Copy the records below word for word, from the first line through the line that contains "0.4, 0.35, 0.27];", and leave out any pictures.

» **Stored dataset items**
****

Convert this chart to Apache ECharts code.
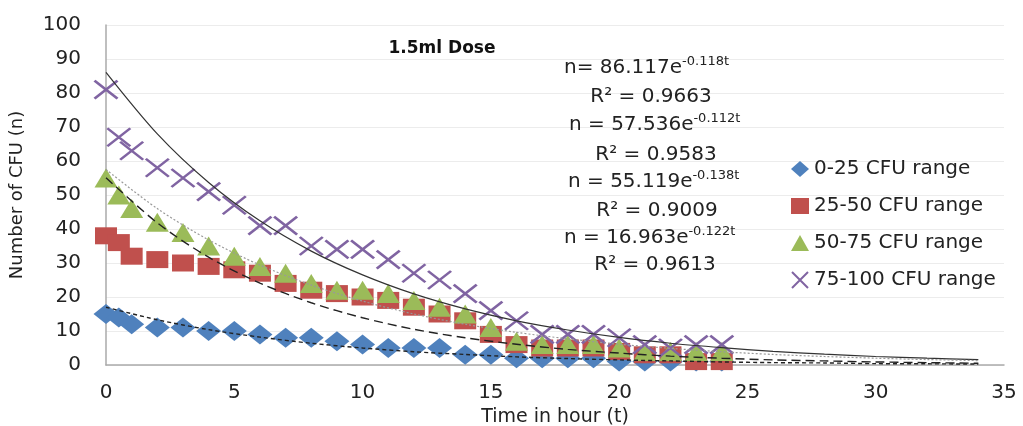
<!DOCTYPE html>
<html><head><meta charset="utf-8">
<script src="https://cdn.jsdelivr.net/npm/echarts@6/dist/echarts.min.js"></script>
<style>html,body{margin:0;padding:0;background:#fff}#c{width:1023px;height:426px}</style>
</head><body><div id="c"></div>
<script>
// ---- data ----
const hours = [0, 0.5, 1, 2, 3, 4, 5, 6, 7, 8, 9, 10, 11, 12, 13, 14, 15, 16, 17, 18, 19, 20, 21, 22, 23, 24];
const range0to25   = [15, 14, 12, 11, 11, 10, 10, 9, 8, 8, 7, 6, 5, 5, 5, 3, 3, 2, 2, 2, 2, 1, 1, 1, 1, 1];
const range25to50  = [38, 36, 32, 31, 30, 29, 28, 27, 24, 22, 21, 20, 19, 17, 15, 13, 9, 6, 5, 5, 5, 4, 3, 3, 1, 1];
const range50to75  = [55, 50, 46, 42, 39, 35, 32, 29, 27, 24, 22, 22, 21, 19, 17, 15, 11, 7, 6, 6, 6, 5, 4, 4, 4, 4];
const range75to100 = [81, 67, 63, 58, 55, 51, 47, 41, 41, 35, 34, 34, 31, 27, 25, 21, 16, 13, 9, 9, 9, 8, 6, 5, 6, 6];
const seriesNames = ['0-25 CFU range', '25-50 CFU range', '50-75 CFU range', '75-100 CFU range'];

// trend curves at every 2 hours
const trendHours = [0, 2, 4, 6, 8, 10, 12, 14, 16, 18, 20, 22, 24, 26, 28, 30, 32, 34];
const trendSolid      = [86.1, 68.0, 53.7, 42.4, 33.5, 26.5, 20.9, 16.5, 13.0, 10.3, 8.1, 6.4, 5.1, 4.0, 3.2, 2.5, 2.0, 1.6];
const trendDotted     = [57.5, 46.0, 36.8, 29.4, 23.5, 18.8, 15.0, 12.0, 9.6, 7.7, 6.1, 4.9, 3.9, 3.1, 2.5, 2.0, 1.6, 1.3];
const trendLongDash   = [55.1, 41.8, 31.7, 24.1, 18.3, 13.9, 10.5, 8.0, 6.1, 4.6, 3.5, 2.6, 2.0, 1.5, 1.2, 0.9, 0.7, 0.5];
const trendShortDash  = [17.0, 13.3, 10.4, 8.2, 6.4, 5.0, 3.9, 3.1, 2.4, 1.9, 1.5, 1.2, 0.9, 0.7, 0.6, 0.4, 0.35, 0.27];

const eqCoefs = ['n= 86.117e', 'n = 57.536e', 'n = 55.119e', 'n = 16.963e'];
const eqExps  = ['-0.118t', '-0.112t', '-0.138t', '-0.122t'];
const eqR2    = ['R² = 0.9663', 'R² = 0.9583', 'R² = 0.9009', 'R² = 0.9613'];
const chartTitle = '1.5ml Dose';
const xName = 'Time in hour (t)';
const yName = 'Number of CFU (n)';

// ---- chart ----
const FONT = 'DejaVu Sans';
const pair = (xs, ys) => xs.map((x, i) => [x, ys[i]]);
const chart = echarts.init(document.getElementById('c'));

const markers = [
  {data: range0to25, symbol: 'diamond', size: [25, 20], color: '#4F81BD'},
  {data: range25to50, symbol: 'rect', size: [22, 17], color: '#C0504D'},
  {data: range50to75, symbol: 'triangle', size: [23, 19], color: '#9BBB59'},
  {data: range75to100, symbol: 'path://M0,0L10,10M10,0L0,10', size: [23, 18], color: '#8064A2', cross: true}
];
const scatterSeries = markers.map((m, i) => ({
  name: seriesNames[i], type: 'scatter', data: pair(hours, m.data),
  symbol: m.symbol, symbolSize: m.size,
  itemStyle: m.cross ? {color: 'transparent', borderColor: m.color, borderWidth: 2.5, opacity: 1} : {color: m.color, opacity: 1},
  emphasis: {disabled: true},
  z: 2 + i
}));

const trends = [
  {data: trendSolid, type: 'solid', color: '#333', width: 1.2},
  {data: trendDotted, type: [2, 2], color: '#999', width: 1.2},
  {data: trendLongDash, type: [9, 5], color: '#222', width: 1.4},
  {data: trendShortDash, type: [4, 3], color: '#222', width: 1.4}
];
const trendSeries = trends.map(t => ({
  type: 'line', data: pair(trendHours, t.data), smooth: 0.3, symbol: 'none', silent: true,
  lineStyle: {color: t.color, width: t.width, type: t.type}, z: 10
}));

const eqGraphics = [];
const eqY = [70, 127, 184, 240];
const r2Y = [97, 155, 211, 265];
const eqX = [564, 569, 568, 564];
const r2X = [651, 656, 657, 655];
for (let i = 0; i < 4; i++) {
  eqGraphics.push({
    type: 'text', left: eqX[i], top: eqY[i] - 15, z: 20,
    style: {
      text: '{a|' + eqCoefs[i] + '}{s|' + eqExps[i] + '}',
      rich: {
        a: {fontFamily: FONT, fontSize: 20, fill: '#222', lineHeight: 26},
        s: {fontFamily: FONT, fontSize: 13, fill: '#222', padding: [0, 0, 13, 0], lineHeight: 26}
      }
    }
  });
  eqGraphics.push({
    type: 'text', x: r2X[i], y: r2Y[i], z: 20,
    style: {text: eqR2[i], fontFamily: FONT, fontSize: 20, fill: '#222', align: 'center', verticalAlign: 'middle'}
  });
}

chart.setOption({
  backgroundColor: '#fff',
  animation: false,
  title: {
    text: chartTitle, left: 437, top: 44, textAlign: 'center', textVerticalAlign: 'middle',
    textStyle: {fontFamily: FONT, fontSize: 17, fontWeight: 'bold', color: '#111'}
  },
  grid: {left: 106, right: 19, top: 25, bottom: 61, containLabel: false, outerBoundsMode: 'none'},
  legend: {
    data: seriesNames, orient: 'vertical', left: 786, top: 154,
    itemWidth: 18, itemHeight: 16, itemGap: 17,
    textStyle: {fontFamily: FONT, fontSize: 20, color: '#222'}
  },
  xAxis: {
    type: 'value', min: 0, max: 35, interval: 5,
    axisLine: {show: true, lineStyle: {color: '#aaa', width: 1.5}},
    axisTick: {show: false}, splitLine: {show: false},
    axisLabel: {fontFamily: FONT, fontSize: 20, color: '#222', margin: 18},
    name: xName, nameLocation: 'middle', nameGap: 40,
    nameTextStyle: {fontFamily: FONT, fontSize: 19, color: '#222'}
  },
  yAxis: {
    type: 'value', min: 0, max: 100, interval: 10,
    axisLine: {show: true, lineStyle: {color: '#aaa', width: 1.5}},
    axisTick: {show: false},
    splitLine: {show: true, lineStyle: {color: '#ececec', width: 1}},
    axisLabel: {fontFamily: FONT, fontSize: 20, color: '#222', margin: 25},
    name: yName, nameLocation: 'middle', nameGap: 80, nameRotate: 90,
    nameTextStyle: {fontFamily: FONT, fontSize: 18, color: '#222'}
  },
  graphic: eqGraphics,
  series: scatterSeries.concat(trendSeries)
});
</script></body></html>
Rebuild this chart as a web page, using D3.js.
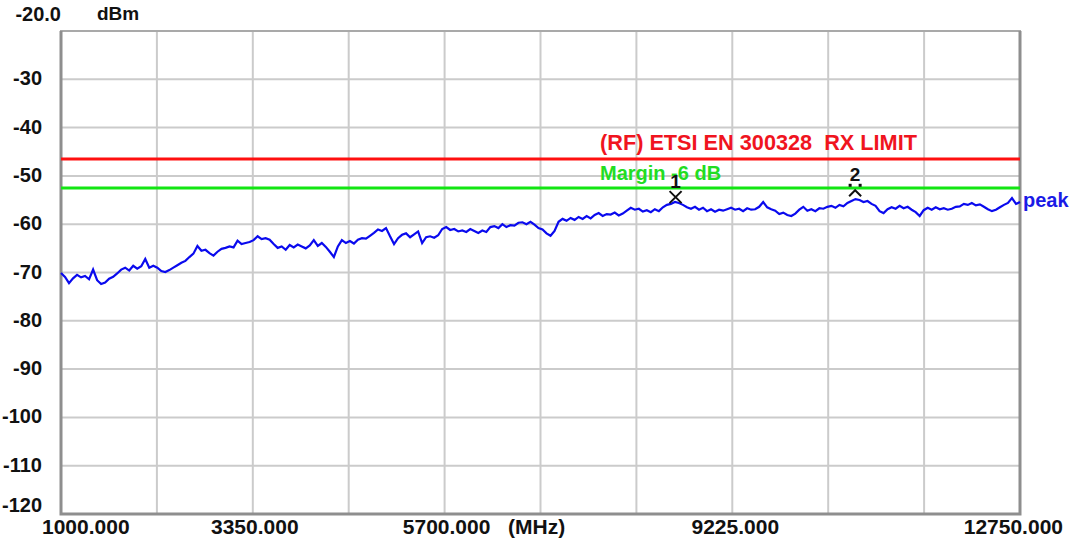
<!DOCTYPE html>
<html>
<head>
<meta charset="utf-8">
<script src="https://cdn.jsdelivr.net/npm/d3@7"></script>
<style>
  html, body { margin: 0; padding: 0; background: #fff; }
  svg { display: block; }
  text { font-family: "Liberation Sans", Arial, sans-serif; font-weight: bold; white-space: pre; }
</style>
</head>
<body>
<svg id="chart" width="1073" height="539"></svg>
<script>
// ---------------- data ----------------
const freqStart = 1000, freqStop = 12750;           // MHz
const levelTop = -20, levelBottom = -120;            // dBm
const xGrid = [1000, 2175, 3350, 4525, 5700, 6875, 8050, 9225, 10400, 11575, 12750];
const xTickValues = [1000, 3350, 5700, 9225, 12750];
const xTickLabels = ["1000.000", "3350.000", "5700.000", "9225.000", "12750.000"];
const yTickValues = [-20, -30, -40, -50, -60, -70, -80, -90, -100, -110, -120];
const yTickLabels = ["-20.0", "-30", "-40", "-50", "-60", "-70", "-80", "-90", "-100", "-110", "-120"];

const limitLevel = -46.5;
const limitLabel = "(RF) ETSI EN 300328  RX LIMIT";
const marginLevel = -52.5;
const marginLabel = "Margin -6 dB";

const markerFreqs = [8530, 10730];
const markerLevels = [-54.4, -53.6];
const markerLabels = ["1", "2"];

const traceName = "peak";
const peakTrace = [
  -70.1,-70.9,-72.2,-71.2,-70.5,-71.0,-70.7,-71.4,-69.4,-71.6,
  -72.4,-72.1,-71.3,-70.9,-70.2,-69.4,-69.0,-69.6,-68.6,-69.2,
  -68.7,-67.2,-69.0,-68.6,-69.0,-69.7,-69.9,-69.5,-69.0,-68.5,
  -68.0,-67.6,-66.8,-66.1,-64.5,-65.5,-65.3,-66.0,-66.5,-65.7,
  -65.1,-64.9,-64.6,-64.8,-63.4,-64.1,-63.9,-63.7,-63.3,-62.5,
  -63.1,-62.9,-63.2,-64.1,-64.9,-64.6,-65.3,-64.3,-64.8,-64.2,
  -64.6,-65.0,-64.4,-63.3,-64.5,-63.9,-64.7,-65.7,-66.8,-64.6,
  -63.3,-63.9,-63.5,-64.0,-63.2,-62.9,-63.0,-62.4,-61.8,-61.1,
  -61.4,-60.8,-62.5,-64.1,-62.9,-62.2,-61.9,-62.7,-62.1,-61.5,
  -63.9,-62.7,-62.5,-62.8,-62.3,-61.0,-60.6,-61.2,-61.0,-61.5,
  -61.3,-61.6,-61.0,-61.4,-61.8,-61.3,-61.6,-60.6,-60.4,-60.8,
  -60.0,-60.6,-60.2,-60.3,-59.7,-59.6,-60.0,-59.5,-60.1,-60.8,
  -61.1,-61.9,-62.4,-61.4,-59.5,-58.9,-59.3,-58.7,-59.1,-58.5,
  -58.9,-58.3,-58.8,-58.1,-57.7,-58.3,-57.9,-58.0,-57.6,-58.2,
  -57.8,-57.2,-56.6,-57.0,-56.8,-57.4,-57.1,-57.5,-56.9,-57.3,
  -56.5,-56.0,-55.8,-55.4,-55.6,-56.0,-56.5,-56.8,-56.4,-57.0,
  -56.6,-57.3,-56.9,-57.4,-57.0,-57.2,-56.9,-56.6,-57.0,-56.8,
  -57.3,-56.7,-57.0,-56.9,-56.4,-55.4,-56.5,-56.9,-57.2,-57.9,
  -57.6,-58.1,-58.3,-57.8,-57.0,-56.4,-57.2,-56.9,-57.3,-56.7,
  -56.8,-56.4,-56.2,-56.6,-56.0,-56.3,-55.6,-55.2,-54.8,-55.0,
  -55.4,-55.2,-55.8,-56.2,-57.3,-57.7,-56.9,-56.5,-56.8,-56.2,
  -56.7,-56.4,-57.0,-57.5,-58.3,-57.1,-56.6,-57.0,-56.5,-56.9,
  -56.7,-57.0,-56.8,-56.4,-56.3,-55.8,-56.0,-55.6,-56.1,-55.9,
  -56.4,-56.9,-57.3,-57.0,-56.5,-56.0,-55.6,-54.6,-55.8,-55.4
];

// ---------------- layout ----------------
const svg = d3.select("#chart");
const x = d3.scaleLinear().domain([freqStart, freqStop]).range([61, 1020]);
const y = d3.scaleLinear().domain([levelBottom, levelTop]).range([514, 31]);
const sweep = d3.scaleLinear().domain([0, peakTrace.length - 1]).range([freqStart, freqStop]);

const gridColor = "#cbcbcb";
const frameColor = "#8e8e8e";

// grid
svg.append("g").selectAll("line").data(xGrid).join("line")
  .attr("x1", d => x(d)).attr("x2", d => x(d))
  .attr("y1", y(levelTop)).attr("y2", y(levelBottom))
  .attr("stroke", gridColor).attr("stroke-width", 2);
svg.append("g").selectAll("line").data(yTickValues).join("line")
  .attr("x1", x(freqStart)).attr("x2", x(freqStop))
  .attr("y1", d => y(d)).attr("y2", d => y(d))
  .attr("stroke", gridColor).attr("stroke-width", 2);

// frame
svg.append("rect")
  .attr("x", x(freqStart)).attr("y", y(levelTop))
  .attr("width", x(freqStop) - x(freqStart))
  .attr("height", y(levelBottom) - y(levelTop))
  .attr("fill", "none").attr("stroke", "#a9a9a9").attr("stroke-width", 2);
svg.append("path")
  .attr("d", `M${x(freqStart)},${y(levelTop)}V${y(levelBottom)}H${x(freqStop)}V${y(levelTop)}`)
  .attr("fill", "none").attr("stroke", frameColor).attr("stroke-width", 3);

// y labels
svg.append("g").selectAll("text").data(yTickValues).join("text")
  .attr("x", (d, i) => i === 0 ? x(freqStart) : 42)
  .attr("y", (d, i) => i === 0 ? 14 : (i === yTickValues.length - 1 ? y(d) - 9 : y(d) - 1))
  .attr("text-anchor", "end")
  .attr("dominant-baseline", "central")
  .attr("font-size", 20)
  .attr("fill", "#111")
  .text((d, i) => yTickLabels[i]);
svg.append("text").attr("x", 97).attr("y", 13)
  .attr("dominant-baseline", "central").attr("font-size", 19).attr("fill", "#111").text("dBm");

// x labels
const xAnchor = ["start", "middle", "middle", "middle", "end"];
const xOffset = [-19, 2, 2, 3, 43];
svg.append("g").selectAll("text").data(xTickValues).join("text")
  .attr("x", (d, i) => x(d) + xOffset[i])
  .attr("y", 526)
  .attr("text-anchor", (d, i) => xAnchor[i])
  .attr("dominant-baseline", "central")
  .attr("font-size", 21)
  .attr("fill", "#111")
  .text((d, i) => xTickLabels[i]);
svg.append("text").attr("x", 508).attr("y", 526)
  .attr("dominant-baseline", "central").attr("font-size", 21).attr("fill", "#111").text("(MHz)");

// limit + margin lines
svg.append("line").attr("x1", x(freqStart)).attr("x2", x(freqStop))
  .attr("y1", y(limitLevel)).attr("y2", y(limitLevel))
  .attr("stroke", "#ff1010").attr("stroke-width", 3);
svg.append("text").attr("x", 600).attr("y", y(limitLevel) - 16)
  .attr("dominant-baseline", "central").attr("font-size", 21.7).attr("fill", "#f0141e").text(limitLabel);
svg.append("line").attr("x1", x(freqStart)).attr("x2", x(freqStop))
  .attr("y1", y(marginLevel)).attr("y2", y(marginLevel))
  .attr("stroke", "#12e612").attr("stroke-width", 3);

// trace
const line = d3.line().x((d, i) => x(sweep(i))).y(d => y(d));
svg.append("path").datum(peakTrace)
  .attr("d", line)
  .attr("fill", "none").attr("stroke", "#0a0aee").attr("stroke-width", 2.2)
  .attr("stroke-linejoin", "miter");

svg.append("text").attr("x", 600).attr("y", y(marginLevel) - 15)
  .attr("dominant-baseline", "central").attr("font-size", 20).attr("fill", "#22dd22").text(marginLabel);

svg.append("text").attr("x", x(freqStop) + 3).attr("y", y(peakTrace[peakTrace.length - 1]) - 2)
  .attr("dominant-baseline", "central").attr("font-size", 20).attr("fill", "#1a1ae6").text(traceName);

// markers
const mk = svg.append("g").attr("stroke", "#111").attr("fill", "none").attr("stroke-width", 2);
{
  const cx = x(markerFreqs[0]), cy = y(markerLevels[0]);
  mk.append("path").attr("d", `M${cx - 6},${cy - 6}L${cx + 6},${cy + 6}M${cx + 6},${cy - 6}L${cx - 6},${cy + 6}`);
  svg.append("text").attr("x", cx).attr("y", cy - 16).attr("text-anchor", "middle")
    .attr("dominant-baseline", "central").attr("font-size", 19).attr("fill", "#111").text(markerLabels[0]);
}
{
  const cx = x(markerFreqs[1]), cy = y(markerLevels[1]);
  mk.append("path").attr("d", `M${cx - 6},${cy + 3}L${cx},${cy - 3}L${cx + 6},${cy + 3}`);
  svg.append("g").selectAll("rect").data([-5, 5]).join("rect")
    .attr("x", d => cx + d - 1.5).attr("y", cy - 9.5).attr("width", 3).attr("height", 3).attr("fill", "#111");
  svg.append("text").attr("x", cx).attr("y", cy - 19).attr("text-anchor", "middle")
    .attr("dominant-baseline", "central").attr("font-size", 19).attr("fill", "#111").text(markerLabels[1]);
}
</script>
</body>
</html>
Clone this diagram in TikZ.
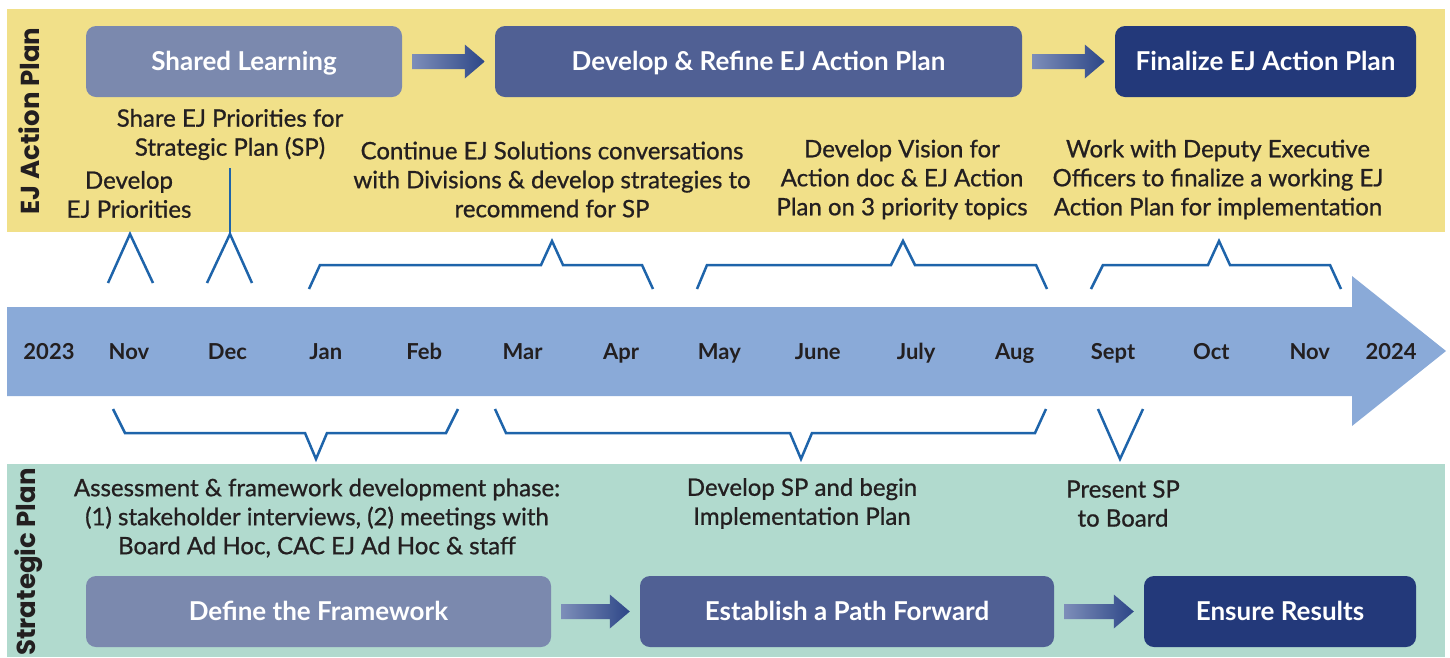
\documentclass[tikz,border=0pt]{standalone}
\usepackage{fontspec}
\setmainfont{Lato}
\newfontfamily\notefont{Lato}[FakeBold=0.8]
\newfontfamily\labelfont{Poppins}
\usetikzlibrary{calc}
\definecolor{yband}{RGB}{241,224,137}
\definecolor{gband}{RGB}{177,218,206}
\definecolor{boxA}{RGB}{123,137,174}
\definecolor{boxB}{RGB}{80,96,148}
\definecolor{boxC}{RGB}{35,57,122}
\definecolor{tl}{RGB}{138,170,216}
\definecolor{brk}{RGB}{30,100,170}
\definecolor{ink}{RGB}{35,31,32}
\definecolor{arL}{RGB}{125,142,185}
\definecolor{arR}{RGB}{45,70,135}
\tikzset{
 phase/.style={rounded corners=10pt, minimum height=71pt, text=white, font=\fontsize{26}{30}\selectfont\bfseries, inner sep=0pt, text height=18.7pt, text depth=0pt},
 note/.style={align=center, text=ink, font=\notefont\fontsize{24}{29}\selectfont, inner sep=0pt},
 month/.style={text=ink, font=\fontsize{22}{24}\selectfont\bfseries, inner sep=0pt, anchor=base},
 bracket/.style={draw=brk, line width=2.5pt, line join=miter},
 sidelabel/.style={rotate=90, text=ink, font=\labelfont\fontsize{26}{30}\selectfont\bfseries, inner sep=0pt},
}
\newcommand\blockarrow[2]{%
 \shade[left color=arL,right color=arR] ($(#1.east)+(10,-7.5)$) -- ($(#2.west)+(-30,-7.5)$) -- ($(#2.west)+(-30,-17)$) -- ($(#2.west)+(-10,0)$) -- ($(#2.west)+(-30,17)$) -- ($(#2.west)+(-30,7.5)$) -- ($(#1.east)+(10,7.5)$) -- cycle;}
\begin{document}
\begin{tikzpicture}[x=1pt,y=-1pt]
\useasboundingbox (0,0) rectangle (1450,657);
% bands
\fill[yband] (7,9) rectangle (1445,232);
\fill[gband] (7,464) rectangle (1445,657);
\node[sidelabel] (ejlab) at (29,121) {EJ Action Plan};
\node[sidelabel] (splab) at (29,562) {Strategic Plan};
% top phases
\node[phase, fill=boxA, minimum width=316pt] (sl) at (244,61.5) {Shared Learning};
\node[phase, fill=boxB, minimum width=527pt] (dr) at (758.5,61.5) {Develop \& Refine EJ Action Plan};
\node[phase, fill=boxC, minimum width=301pt] (fa) at (1265.5,61.5) {Finalize EJ Action Plan};
\blockarrow{sl}{dr}
\blockarrow{dr}{fa}
% bottom phases
\node[phase, fill=boxA, minimum width=465pt] (df) at (318.5,611.5) {Define the Framework};
\node[phase, fill=boxB, minimum width=414pt] (ep) at (847,611.5) {Establish a Path Forward};
\node[phase, fill=boxC, minimum width=272pt] (er) at (1280,611.5) {Ensure Results};
\blockarrow{df}{ep}
\blockarrow{ep}{er}
% timeline arrow
\fill[tl] (7,307) -- (1352,307) -- (1352,276) -- (1446,351) -- (1352,426) -- (1352,396) -- (7,396) -- cycle;
\node[month] (y23) at (49,359) {2023};
\foreach \m [count=\i from 0] in {Nov,Dec,Jan,Feb,Mar,Apr,May,June,July,Aug,Sept,Oct,Nov}
  \node[month] (m\i) at (129+98.4*\i,359) {\m};
\node[month] (y24) at (1391,359) {2024};
% notes top
\node[note] (dp) at (129,194.5) {Develop\\EJ Priorities};
\node[note] (share) at (230,134.5) {Share EJ Priorities for\\Strategic Plan (SP)};
\node[note] (cont) at (552,179.5) {Continue EJ Solutions conversations\\with Divisions \& develop strategies to\\recommend for SP};
\node[note] (vis) at (902,179.5) {Develop Vision for\\Action doc \& EJ Action\\Plan on 3 priority topics};
\node[note] (work) at (1218,179.5) {Work with Deputy Executive\\Officers to finalize a working EJ\\Action Plan for implementation};
% notes bottom
\node[note] (assess) at (317,518) {Assessment \& framework development phase:\\(1) stakeholder interviews, (2) meetings with\\Board Ad Hoc, CAC EJ Ad Hoc \& staff};
\node[note] (devsp) at (802,503.5) {Develop SP and begin\\Implementation Plan};
\node[note] (pres) at (1123,503.5) {Present SP\\to Board};
% top brackets
\coordinate (decapex) at (230,234);
\draw[bracket] (108,283) -- (130,234) -- (153,283);
\draw[bracket] (207,283) -- (decapex) -- (252,283);
\draw[bracket] (230,168) -- (decapex);
\draw[bracket] (309,289) -- (320,265) -- (541,265) -- (552,241) -- (563,265) -- (642,265) -- (653,289);
\draw[bracket] (697,289) -- (707,265) -- (891,265) -- (903,241) -- (915,265) -- (1036,265) -- (1047,289);
\draw[bracket] (1091,289) -- (1103,265) -- (1208,265) -- (1219,241) -- (1230,265) -- (1330,265) -- (1341,289);
% bottom brackets
\draw[bracket] (113,409) -- (125,433) -- (305,433) -- (316,459) -- (327,433) -- (446,433) -- (458,409);
\draw[bracket] (495,409) -- (506,433) -- (790,433) -- (801,459) -- (812,433) -- (1035,433) -- (1046,409);
\draw[bracket] (1098,409) -- (1120,459) -- (1143,409);
\end{tikzpicture}
\end{document}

****

» **Response to this task**
Convert this chart to Apache ECharts code.
<!DOCTYPE html>
<html><head><meta charset="utf-8">
<script src="https://cdn.jsdelivr.net/npm/echarts@6/dist/echarts.min.js"></script>
<style>html,body{margin:0;padding:0;background:#fff}#c{width:1023px;height:426px}</style>
</head><body><div id="c"></div>
<script>
// ---- data ----
const hours = [0, 0.5, 1, 2, 3, 4, 5, 6, 7, 8, 9, 10, 11, 12, 13, 14, 15, 16, 17, 18, 19, 20, 21, 22, 23, 24];
const range0to25   = [15, 14, 12, 11, 11, 10, 10, 9, 8, 8, 7, 6, 5, 5, 5, 3, 3, 2, 2, 2, 2, 1, 1, 1, 1, 1];
const range25to50  = [38, 36, 32, 31, 30, 29, 28, 27, 24, 22, 21, 20, 19, 17, 15, 13, 9, 6, 5, 5, 5, 4, 3, 3, 1, 1];
const range50to75  = [55, 50, 46, 42, 39, 35, 32, 29, 27, 24, 22, 22, 21, 19, 17, 15, 11, 7, 6, 6, 6, 5, 4, 4, 4, 4];
const range75to100 = [81, 67, 63, 58, 55, 51, 47, 41, 41, 35, 34, 34, 31, 27, 25, 21, 16, 13, 9, 9, 9, 8, 6, 5, 6, 6];
const seriesNames = ['0-25 CFU range', '25-50 CFU range', '50-75 CFU range', '75-100 CFU range'];

// trend curves at every 2 hours
const trendHours = [0, 2, 4, 6, 8, 10, 12, 14, 16, 18, 20, 22, 24, 26, 28, 30, 32, 34];
const trendSolid      = [86.1, 68.0, 53.7, 42.4, 33.5, 26.5, 20.9, 16.5, 13.0, 10.3, 8.1, 6.4, 5.1, 4.0, 3.2, 2.5, 2.0, 1.6];
const trendDotted     = [57.5, 46.0, 36.8, 29.4, 23.5, 18.8, 15.0, 12.0, 9.6, 7.7, 6.1, 4.9, 3.9, 3.1, 2.5, 2.0, 1.6, 1.3];
const trendLongDash   = [55.1, 41.8, 31.7, 24.1, 18.3, 13.9, 10.5, 8.0, 6.1, 4.6, 3.5, 2.6, 2.0, 1.5, 1.2, 0.9, 0.7, 0.5];
const trendShortDash  = [17.0, 13.3, 10.4, 8.2, 6.4, 5.0, 3.9, 3.1, 2.4, 1.9, 1.5, 1.2, 0.9, 0.7, 0.6, 0.4, 0.35, 0.27];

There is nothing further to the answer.